Hey all,
I apologize for this unusual timing for a status report, but I ended up delaying it beyond measure, so better now than later I guess. I can reiterate it + any updates soon, it's just that I figure I'm long overdue on informing tor-dev on what's going on.
I've started my project [1] later than is usual, and more or less immediately ran into what I deemed to be a database / ORM scaling issue (the thing I'd been actually trying to avoid since writing the proposal), or at least a behaviour of the ORM which was suboptimal to what we have in mind: delivering (first and foremost) a searchable metrics archive backend/database which incorporates, as of current plan, server descriptors (relays and bridges, turns out a server descriptor model can happily service both) and server/router statuses across a few year timespan (currently using v3 consensus documents only), and provides querying functionality which can extract relations between the two. The 'querying with relations between the two' part, when tested on a broader span of data, seemed to be causing trouble to me. I ended up allocating probably inefficiently large amounts of time to this problem, rewriting the backend part, and trying to optimize the queries which underlied the ORM (turns out I didn't need to strip off the ORM abstraction - learned a few things about SQLAlchemy that way - I will follow-up with an email pointing to current code (sorry)).

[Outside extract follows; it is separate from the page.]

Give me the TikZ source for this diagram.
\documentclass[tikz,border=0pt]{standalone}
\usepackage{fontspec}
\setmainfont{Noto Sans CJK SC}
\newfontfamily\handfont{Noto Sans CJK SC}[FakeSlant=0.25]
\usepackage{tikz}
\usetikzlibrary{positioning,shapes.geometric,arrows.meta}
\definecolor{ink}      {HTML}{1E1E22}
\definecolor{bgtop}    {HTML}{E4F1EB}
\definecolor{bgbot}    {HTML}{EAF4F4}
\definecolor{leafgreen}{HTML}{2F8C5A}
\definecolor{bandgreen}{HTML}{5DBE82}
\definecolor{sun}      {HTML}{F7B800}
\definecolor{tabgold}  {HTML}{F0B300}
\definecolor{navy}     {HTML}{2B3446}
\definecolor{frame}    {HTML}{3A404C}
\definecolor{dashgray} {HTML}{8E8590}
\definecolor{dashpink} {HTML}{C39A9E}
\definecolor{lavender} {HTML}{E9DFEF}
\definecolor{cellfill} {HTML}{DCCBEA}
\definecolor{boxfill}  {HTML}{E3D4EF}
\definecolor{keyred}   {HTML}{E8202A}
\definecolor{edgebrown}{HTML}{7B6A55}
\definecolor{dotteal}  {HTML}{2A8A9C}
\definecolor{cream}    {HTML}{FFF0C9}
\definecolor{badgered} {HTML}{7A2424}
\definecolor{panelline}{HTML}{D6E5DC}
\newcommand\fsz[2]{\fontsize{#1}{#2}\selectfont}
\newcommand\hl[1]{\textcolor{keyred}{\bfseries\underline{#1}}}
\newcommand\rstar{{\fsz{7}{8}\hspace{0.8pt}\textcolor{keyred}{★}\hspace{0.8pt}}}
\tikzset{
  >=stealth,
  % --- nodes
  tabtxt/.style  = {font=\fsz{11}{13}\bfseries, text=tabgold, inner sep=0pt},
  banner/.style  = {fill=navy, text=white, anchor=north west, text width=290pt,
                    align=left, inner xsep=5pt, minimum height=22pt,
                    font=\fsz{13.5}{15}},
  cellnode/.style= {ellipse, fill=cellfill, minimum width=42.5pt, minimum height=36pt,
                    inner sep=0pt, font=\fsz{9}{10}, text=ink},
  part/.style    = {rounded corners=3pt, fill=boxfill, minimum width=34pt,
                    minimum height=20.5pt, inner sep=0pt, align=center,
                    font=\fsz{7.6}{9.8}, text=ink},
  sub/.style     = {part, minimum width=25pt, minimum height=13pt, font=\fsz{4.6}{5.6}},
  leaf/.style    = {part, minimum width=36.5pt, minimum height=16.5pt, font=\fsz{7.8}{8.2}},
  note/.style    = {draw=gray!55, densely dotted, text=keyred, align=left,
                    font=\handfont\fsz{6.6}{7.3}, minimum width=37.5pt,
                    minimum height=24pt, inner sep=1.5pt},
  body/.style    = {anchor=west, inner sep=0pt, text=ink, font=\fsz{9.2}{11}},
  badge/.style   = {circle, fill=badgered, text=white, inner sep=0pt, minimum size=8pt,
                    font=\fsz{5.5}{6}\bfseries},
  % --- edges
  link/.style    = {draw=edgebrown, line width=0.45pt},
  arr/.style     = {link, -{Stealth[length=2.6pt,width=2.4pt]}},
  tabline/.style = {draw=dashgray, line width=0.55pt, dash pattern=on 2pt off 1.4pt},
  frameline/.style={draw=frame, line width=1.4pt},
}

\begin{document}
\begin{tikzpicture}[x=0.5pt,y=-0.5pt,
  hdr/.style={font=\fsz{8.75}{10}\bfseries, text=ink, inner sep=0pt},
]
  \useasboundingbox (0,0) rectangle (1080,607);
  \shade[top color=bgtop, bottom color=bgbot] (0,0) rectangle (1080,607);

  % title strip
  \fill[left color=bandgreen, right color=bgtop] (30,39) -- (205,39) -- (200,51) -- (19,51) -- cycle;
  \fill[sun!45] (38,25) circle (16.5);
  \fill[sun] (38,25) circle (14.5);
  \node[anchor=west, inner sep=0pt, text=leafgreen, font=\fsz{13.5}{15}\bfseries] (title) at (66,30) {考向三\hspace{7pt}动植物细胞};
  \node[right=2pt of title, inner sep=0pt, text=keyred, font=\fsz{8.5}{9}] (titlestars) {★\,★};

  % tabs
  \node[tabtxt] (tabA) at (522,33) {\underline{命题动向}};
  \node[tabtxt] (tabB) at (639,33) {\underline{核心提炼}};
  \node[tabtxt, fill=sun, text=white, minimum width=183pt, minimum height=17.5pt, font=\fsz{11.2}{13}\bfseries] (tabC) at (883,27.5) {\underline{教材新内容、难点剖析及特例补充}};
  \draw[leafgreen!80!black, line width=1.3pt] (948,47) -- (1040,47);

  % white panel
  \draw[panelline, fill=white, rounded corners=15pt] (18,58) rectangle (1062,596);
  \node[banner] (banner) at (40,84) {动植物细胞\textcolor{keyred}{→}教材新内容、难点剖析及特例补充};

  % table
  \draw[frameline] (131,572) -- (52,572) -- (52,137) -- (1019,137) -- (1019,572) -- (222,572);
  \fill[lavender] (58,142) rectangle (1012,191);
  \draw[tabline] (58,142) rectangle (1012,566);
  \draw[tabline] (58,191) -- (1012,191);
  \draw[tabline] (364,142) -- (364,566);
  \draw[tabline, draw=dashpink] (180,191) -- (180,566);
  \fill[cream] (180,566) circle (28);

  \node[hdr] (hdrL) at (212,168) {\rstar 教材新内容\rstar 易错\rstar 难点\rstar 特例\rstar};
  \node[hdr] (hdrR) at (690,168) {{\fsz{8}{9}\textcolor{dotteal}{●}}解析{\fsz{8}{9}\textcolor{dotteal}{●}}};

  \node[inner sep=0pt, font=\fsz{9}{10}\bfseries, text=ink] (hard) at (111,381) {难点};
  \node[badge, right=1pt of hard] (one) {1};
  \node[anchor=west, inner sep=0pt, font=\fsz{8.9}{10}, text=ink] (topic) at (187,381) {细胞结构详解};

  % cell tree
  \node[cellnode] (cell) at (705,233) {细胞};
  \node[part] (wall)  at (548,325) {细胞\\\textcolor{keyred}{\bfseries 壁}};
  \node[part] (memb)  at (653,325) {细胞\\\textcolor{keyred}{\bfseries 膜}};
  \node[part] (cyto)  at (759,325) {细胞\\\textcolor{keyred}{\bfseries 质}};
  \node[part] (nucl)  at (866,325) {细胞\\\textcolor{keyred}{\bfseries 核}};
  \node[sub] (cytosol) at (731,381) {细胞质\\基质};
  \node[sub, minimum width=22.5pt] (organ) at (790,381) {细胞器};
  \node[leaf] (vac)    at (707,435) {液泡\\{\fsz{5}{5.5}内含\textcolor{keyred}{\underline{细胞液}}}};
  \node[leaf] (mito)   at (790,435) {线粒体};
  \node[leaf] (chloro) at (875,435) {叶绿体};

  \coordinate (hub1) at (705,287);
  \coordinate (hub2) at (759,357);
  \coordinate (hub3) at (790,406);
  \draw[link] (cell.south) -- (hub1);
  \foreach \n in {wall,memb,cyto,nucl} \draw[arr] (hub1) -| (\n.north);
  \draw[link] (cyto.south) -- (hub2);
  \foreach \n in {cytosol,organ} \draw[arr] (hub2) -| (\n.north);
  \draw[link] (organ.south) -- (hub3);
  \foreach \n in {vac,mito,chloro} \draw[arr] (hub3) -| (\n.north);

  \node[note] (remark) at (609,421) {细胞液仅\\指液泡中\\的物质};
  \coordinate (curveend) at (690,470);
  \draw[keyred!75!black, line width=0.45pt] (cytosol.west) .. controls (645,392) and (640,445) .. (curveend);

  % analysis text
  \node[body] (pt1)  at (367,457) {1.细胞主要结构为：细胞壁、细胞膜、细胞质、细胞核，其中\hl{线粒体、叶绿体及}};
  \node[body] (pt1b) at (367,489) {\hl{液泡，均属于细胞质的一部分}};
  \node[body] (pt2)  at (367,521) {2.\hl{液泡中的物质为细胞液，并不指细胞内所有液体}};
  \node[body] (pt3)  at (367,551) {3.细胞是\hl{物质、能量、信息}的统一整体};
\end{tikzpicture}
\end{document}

* The current iteration of the ORM model / backend (which actually is very simple) solves this problem. * Stem descriptor and network status mapping to ORM works, and is nicely (enough) integrated with the data import (from downloaded metrics archive) tools, as well as an API to make queries on the ORM. * Implemented a partial Onionoo-protocol-adhering (without compression and without some fields) backend for ?summary and ?details Onionoo queries. * Still tidying everything up. And *finally* writing a design document outlining what we actually ended up with, and what is required till full Onionoo integration.
Code review will happen pretty soon, and hopefully we'll have some discussion upon where to go from here. Karsten mentioned that it might be possible to use the existing Onionoo incarnation to continue providing bandwidth weight etc. data (basically stuff from extra-info), and it might be possible to join the two systems into an Onionoo-supporting backend which will cover all / majority of archives available. Another (or) further avenue would be to continue with the initial proposed plan to extend the query format; and to build a frontend which would make use of the extended query format. Expect another email with links to (decent) code.